Start at the line holding "Output the Python", stop at the line holding "DB_PER_DIV = 10", and repeat those lines exactly, both ends included; skip the pictures.

Excerpted records
_____

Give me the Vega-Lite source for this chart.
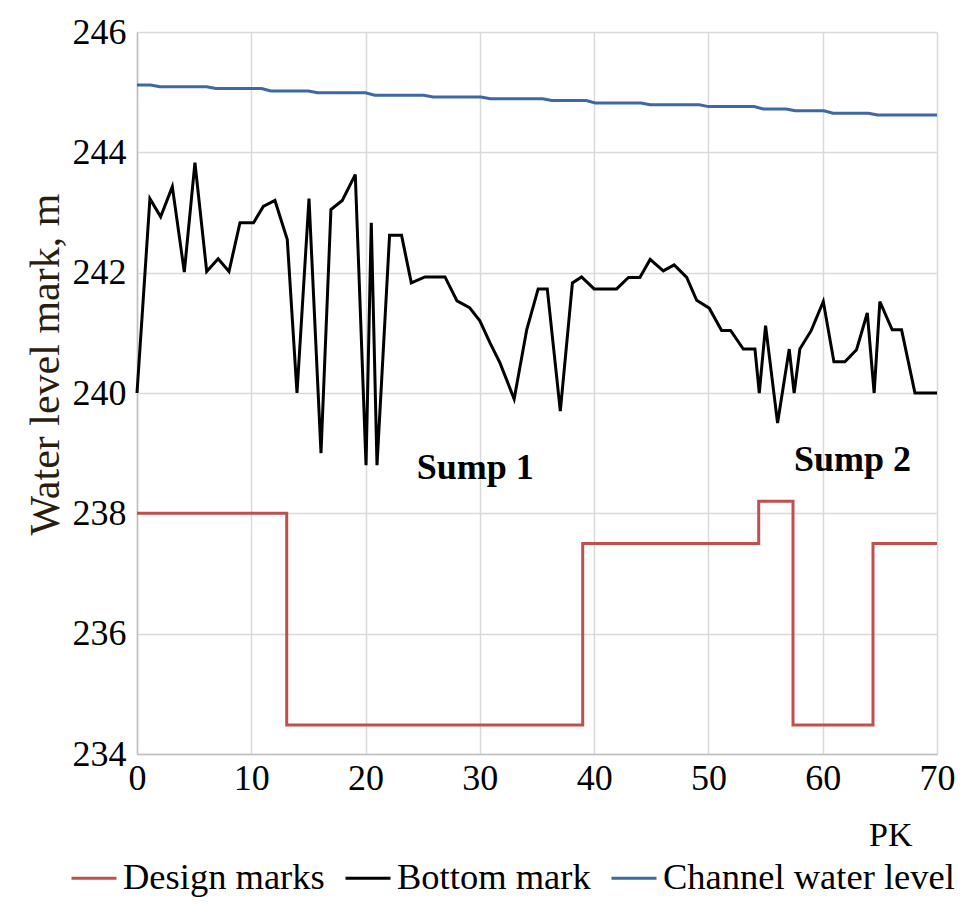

_____

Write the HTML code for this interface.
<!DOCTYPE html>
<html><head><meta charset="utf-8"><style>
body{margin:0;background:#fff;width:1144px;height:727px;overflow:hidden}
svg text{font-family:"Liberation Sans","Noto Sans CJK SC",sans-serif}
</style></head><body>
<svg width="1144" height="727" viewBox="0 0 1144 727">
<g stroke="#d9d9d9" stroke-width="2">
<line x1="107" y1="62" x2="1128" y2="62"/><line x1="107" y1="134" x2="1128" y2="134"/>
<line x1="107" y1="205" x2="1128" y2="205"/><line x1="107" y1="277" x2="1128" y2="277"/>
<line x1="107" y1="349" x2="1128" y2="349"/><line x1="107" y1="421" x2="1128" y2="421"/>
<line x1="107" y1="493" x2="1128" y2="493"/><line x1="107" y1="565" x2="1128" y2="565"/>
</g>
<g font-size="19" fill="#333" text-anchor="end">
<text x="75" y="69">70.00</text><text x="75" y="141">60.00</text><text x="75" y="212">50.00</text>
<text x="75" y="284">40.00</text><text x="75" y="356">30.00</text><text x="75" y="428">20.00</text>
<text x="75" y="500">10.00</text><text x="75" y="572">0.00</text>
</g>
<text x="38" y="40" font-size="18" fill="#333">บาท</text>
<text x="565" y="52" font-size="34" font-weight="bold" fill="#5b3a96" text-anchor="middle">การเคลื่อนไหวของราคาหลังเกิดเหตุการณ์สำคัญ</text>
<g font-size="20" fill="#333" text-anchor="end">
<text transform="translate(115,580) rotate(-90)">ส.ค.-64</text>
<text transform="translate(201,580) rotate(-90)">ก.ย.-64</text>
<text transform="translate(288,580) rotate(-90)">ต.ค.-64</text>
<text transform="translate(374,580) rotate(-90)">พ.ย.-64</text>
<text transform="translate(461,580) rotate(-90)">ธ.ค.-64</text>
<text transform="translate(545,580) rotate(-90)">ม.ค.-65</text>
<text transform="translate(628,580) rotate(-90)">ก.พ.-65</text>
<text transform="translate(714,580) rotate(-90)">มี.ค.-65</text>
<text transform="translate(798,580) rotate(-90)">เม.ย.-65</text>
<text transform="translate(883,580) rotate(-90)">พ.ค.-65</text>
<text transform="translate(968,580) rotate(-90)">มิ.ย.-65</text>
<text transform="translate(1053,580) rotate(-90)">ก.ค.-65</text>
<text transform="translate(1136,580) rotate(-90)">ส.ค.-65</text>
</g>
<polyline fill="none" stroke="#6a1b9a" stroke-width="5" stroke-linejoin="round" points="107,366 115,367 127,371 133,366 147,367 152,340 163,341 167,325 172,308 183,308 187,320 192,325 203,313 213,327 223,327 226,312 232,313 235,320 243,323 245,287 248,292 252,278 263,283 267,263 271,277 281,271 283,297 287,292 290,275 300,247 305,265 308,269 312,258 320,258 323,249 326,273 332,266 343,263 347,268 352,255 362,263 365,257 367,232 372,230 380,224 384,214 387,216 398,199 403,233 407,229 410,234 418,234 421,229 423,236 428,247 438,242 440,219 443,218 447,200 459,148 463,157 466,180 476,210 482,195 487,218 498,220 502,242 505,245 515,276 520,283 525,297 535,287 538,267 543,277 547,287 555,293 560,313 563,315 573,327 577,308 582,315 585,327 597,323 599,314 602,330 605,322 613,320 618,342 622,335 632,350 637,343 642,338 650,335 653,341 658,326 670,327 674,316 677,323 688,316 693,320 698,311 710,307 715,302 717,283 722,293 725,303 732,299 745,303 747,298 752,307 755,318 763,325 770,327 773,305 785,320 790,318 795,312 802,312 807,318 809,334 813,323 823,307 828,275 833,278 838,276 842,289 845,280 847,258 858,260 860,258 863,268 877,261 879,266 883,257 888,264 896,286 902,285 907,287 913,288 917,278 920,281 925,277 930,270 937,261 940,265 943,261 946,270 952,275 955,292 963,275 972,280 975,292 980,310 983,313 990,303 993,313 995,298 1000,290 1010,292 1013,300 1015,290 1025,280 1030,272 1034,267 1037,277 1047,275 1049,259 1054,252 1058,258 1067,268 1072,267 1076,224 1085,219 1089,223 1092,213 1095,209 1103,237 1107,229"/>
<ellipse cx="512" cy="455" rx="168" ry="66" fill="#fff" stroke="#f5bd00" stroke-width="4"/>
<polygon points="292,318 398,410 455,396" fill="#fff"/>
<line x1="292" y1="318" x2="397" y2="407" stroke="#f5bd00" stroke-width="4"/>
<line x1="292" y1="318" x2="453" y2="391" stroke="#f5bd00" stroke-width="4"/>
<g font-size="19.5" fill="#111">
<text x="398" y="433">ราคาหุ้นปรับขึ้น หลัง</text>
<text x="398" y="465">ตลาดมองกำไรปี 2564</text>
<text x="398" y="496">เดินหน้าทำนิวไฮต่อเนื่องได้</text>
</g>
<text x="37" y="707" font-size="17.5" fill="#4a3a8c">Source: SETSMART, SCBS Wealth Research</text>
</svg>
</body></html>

_____

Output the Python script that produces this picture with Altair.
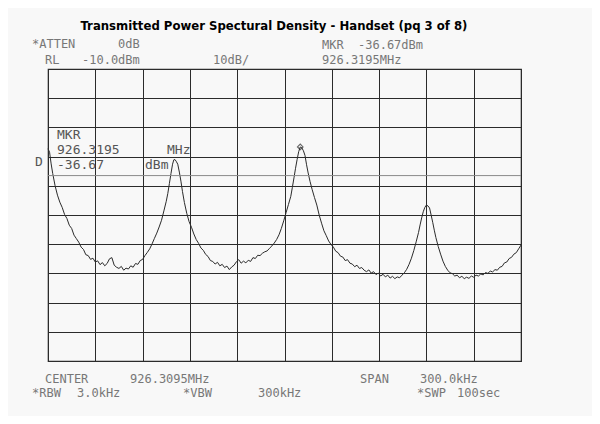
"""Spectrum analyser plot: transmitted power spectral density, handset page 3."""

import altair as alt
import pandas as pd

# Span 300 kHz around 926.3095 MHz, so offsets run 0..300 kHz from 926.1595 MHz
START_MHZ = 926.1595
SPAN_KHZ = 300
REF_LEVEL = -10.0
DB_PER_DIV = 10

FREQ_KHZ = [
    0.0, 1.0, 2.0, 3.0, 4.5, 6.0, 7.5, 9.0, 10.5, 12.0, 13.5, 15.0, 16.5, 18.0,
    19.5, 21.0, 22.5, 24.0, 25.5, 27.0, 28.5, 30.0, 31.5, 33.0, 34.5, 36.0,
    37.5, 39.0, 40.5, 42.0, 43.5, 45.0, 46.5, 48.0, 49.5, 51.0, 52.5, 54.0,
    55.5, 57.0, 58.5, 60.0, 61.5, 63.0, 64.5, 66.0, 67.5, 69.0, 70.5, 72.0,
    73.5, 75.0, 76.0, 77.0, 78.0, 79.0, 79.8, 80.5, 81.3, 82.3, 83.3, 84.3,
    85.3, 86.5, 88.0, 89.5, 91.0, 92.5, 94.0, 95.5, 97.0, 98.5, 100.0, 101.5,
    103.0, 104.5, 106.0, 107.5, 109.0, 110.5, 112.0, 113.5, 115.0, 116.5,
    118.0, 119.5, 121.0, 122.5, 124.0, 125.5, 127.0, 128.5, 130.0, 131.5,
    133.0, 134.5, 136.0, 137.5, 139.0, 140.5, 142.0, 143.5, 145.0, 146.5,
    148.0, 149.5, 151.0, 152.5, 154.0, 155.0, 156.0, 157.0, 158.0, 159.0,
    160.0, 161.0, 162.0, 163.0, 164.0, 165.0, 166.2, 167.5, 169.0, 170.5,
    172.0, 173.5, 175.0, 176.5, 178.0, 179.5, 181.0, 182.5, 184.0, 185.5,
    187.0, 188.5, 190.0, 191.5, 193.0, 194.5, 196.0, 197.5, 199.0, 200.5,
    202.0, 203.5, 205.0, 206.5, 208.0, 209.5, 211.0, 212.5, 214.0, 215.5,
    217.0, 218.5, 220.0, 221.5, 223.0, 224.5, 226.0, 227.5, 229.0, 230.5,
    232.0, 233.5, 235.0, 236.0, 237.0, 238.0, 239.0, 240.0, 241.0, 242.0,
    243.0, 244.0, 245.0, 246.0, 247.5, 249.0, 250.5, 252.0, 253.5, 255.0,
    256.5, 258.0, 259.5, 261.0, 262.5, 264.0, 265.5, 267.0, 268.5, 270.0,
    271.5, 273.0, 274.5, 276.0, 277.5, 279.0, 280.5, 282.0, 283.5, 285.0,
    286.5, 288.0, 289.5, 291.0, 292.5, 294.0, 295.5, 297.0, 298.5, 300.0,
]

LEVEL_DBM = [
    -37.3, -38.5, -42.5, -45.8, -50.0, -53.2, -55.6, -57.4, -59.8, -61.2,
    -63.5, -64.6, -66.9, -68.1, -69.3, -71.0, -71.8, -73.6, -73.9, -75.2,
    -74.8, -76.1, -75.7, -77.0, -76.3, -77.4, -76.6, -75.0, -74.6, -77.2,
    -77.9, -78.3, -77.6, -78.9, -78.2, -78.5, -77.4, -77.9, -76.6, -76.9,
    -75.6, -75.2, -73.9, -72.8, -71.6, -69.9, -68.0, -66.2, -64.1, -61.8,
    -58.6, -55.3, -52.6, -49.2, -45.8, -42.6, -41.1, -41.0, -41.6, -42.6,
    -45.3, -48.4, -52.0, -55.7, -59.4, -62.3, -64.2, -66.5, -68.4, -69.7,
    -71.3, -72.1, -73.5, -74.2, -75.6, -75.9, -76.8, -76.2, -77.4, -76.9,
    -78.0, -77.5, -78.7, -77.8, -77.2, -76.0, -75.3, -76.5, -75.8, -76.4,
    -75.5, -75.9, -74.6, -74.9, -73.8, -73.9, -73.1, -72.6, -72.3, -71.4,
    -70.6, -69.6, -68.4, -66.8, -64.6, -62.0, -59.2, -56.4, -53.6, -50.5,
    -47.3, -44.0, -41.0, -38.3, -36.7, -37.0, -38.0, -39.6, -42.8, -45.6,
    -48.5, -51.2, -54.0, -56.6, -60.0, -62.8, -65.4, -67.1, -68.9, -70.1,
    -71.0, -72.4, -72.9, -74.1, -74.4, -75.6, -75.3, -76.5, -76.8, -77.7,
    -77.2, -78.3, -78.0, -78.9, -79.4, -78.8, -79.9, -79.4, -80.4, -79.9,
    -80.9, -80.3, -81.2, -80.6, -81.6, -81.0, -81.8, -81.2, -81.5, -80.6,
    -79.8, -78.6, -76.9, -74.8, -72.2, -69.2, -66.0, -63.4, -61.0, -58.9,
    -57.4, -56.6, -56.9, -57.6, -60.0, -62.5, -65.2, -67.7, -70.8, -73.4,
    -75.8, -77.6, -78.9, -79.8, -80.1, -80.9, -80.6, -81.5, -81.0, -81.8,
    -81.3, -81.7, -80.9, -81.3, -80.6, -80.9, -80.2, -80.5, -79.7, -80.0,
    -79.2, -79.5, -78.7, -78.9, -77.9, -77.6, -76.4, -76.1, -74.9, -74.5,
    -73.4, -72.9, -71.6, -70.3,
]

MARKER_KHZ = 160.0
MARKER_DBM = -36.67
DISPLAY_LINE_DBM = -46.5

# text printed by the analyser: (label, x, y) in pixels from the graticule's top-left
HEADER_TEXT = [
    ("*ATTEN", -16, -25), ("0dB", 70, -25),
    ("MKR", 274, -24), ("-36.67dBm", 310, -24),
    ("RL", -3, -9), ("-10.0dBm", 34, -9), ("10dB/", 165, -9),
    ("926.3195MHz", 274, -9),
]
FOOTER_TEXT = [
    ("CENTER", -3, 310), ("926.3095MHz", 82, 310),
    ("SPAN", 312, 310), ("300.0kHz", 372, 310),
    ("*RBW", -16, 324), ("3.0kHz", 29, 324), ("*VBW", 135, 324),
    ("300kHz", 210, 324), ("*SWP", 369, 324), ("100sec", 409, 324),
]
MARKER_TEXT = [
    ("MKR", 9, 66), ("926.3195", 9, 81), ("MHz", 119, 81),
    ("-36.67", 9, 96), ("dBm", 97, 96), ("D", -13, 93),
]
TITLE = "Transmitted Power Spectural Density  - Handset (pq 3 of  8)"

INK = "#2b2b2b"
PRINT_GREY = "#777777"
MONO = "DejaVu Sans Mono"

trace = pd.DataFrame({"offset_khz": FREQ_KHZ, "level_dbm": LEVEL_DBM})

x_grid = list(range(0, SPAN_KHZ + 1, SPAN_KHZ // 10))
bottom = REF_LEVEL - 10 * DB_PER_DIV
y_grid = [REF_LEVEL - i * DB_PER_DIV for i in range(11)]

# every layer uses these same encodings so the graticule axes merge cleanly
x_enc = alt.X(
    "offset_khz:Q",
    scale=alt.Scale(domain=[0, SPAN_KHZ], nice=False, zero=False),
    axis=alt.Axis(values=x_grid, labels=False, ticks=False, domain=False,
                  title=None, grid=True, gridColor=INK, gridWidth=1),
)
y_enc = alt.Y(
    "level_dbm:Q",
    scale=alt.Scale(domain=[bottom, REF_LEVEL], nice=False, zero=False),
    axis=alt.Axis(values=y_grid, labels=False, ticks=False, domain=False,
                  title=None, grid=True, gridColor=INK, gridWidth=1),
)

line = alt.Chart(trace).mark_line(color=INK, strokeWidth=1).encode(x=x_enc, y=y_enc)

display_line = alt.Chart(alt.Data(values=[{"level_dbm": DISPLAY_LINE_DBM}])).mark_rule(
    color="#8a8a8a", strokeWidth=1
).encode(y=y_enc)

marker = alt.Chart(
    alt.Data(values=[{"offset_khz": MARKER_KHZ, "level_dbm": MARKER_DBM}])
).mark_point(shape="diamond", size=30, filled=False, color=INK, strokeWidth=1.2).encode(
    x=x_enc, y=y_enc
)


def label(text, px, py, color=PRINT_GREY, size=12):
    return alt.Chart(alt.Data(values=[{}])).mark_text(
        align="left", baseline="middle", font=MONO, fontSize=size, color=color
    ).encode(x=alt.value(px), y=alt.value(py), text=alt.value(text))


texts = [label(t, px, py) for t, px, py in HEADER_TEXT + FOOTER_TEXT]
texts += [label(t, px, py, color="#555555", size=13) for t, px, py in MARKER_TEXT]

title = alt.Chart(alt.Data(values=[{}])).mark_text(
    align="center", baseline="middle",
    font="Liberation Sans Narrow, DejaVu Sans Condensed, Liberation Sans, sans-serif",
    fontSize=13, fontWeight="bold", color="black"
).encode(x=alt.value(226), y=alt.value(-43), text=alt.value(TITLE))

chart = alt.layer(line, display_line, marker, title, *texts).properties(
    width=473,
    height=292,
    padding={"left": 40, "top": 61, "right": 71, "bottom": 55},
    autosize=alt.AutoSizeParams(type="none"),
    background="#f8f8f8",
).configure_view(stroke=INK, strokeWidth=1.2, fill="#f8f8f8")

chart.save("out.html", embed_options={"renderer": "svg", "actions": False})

_____

Answer for this exercise
Output the Python script that produces this picture with Altair.
"""Spectrum analyser plot: transmitted power spectral density, handset page 3."""

import altair as alt
import pandas as pd

# Span 300 kHz around 926.3095 MHz, so offsets run 0..300 kHz from 926.1595 MHz
START_MHZ = 926.1595
SPAN_KHZ = 300
REF_LEVEL = -10.0
DB_PER_DIV = 10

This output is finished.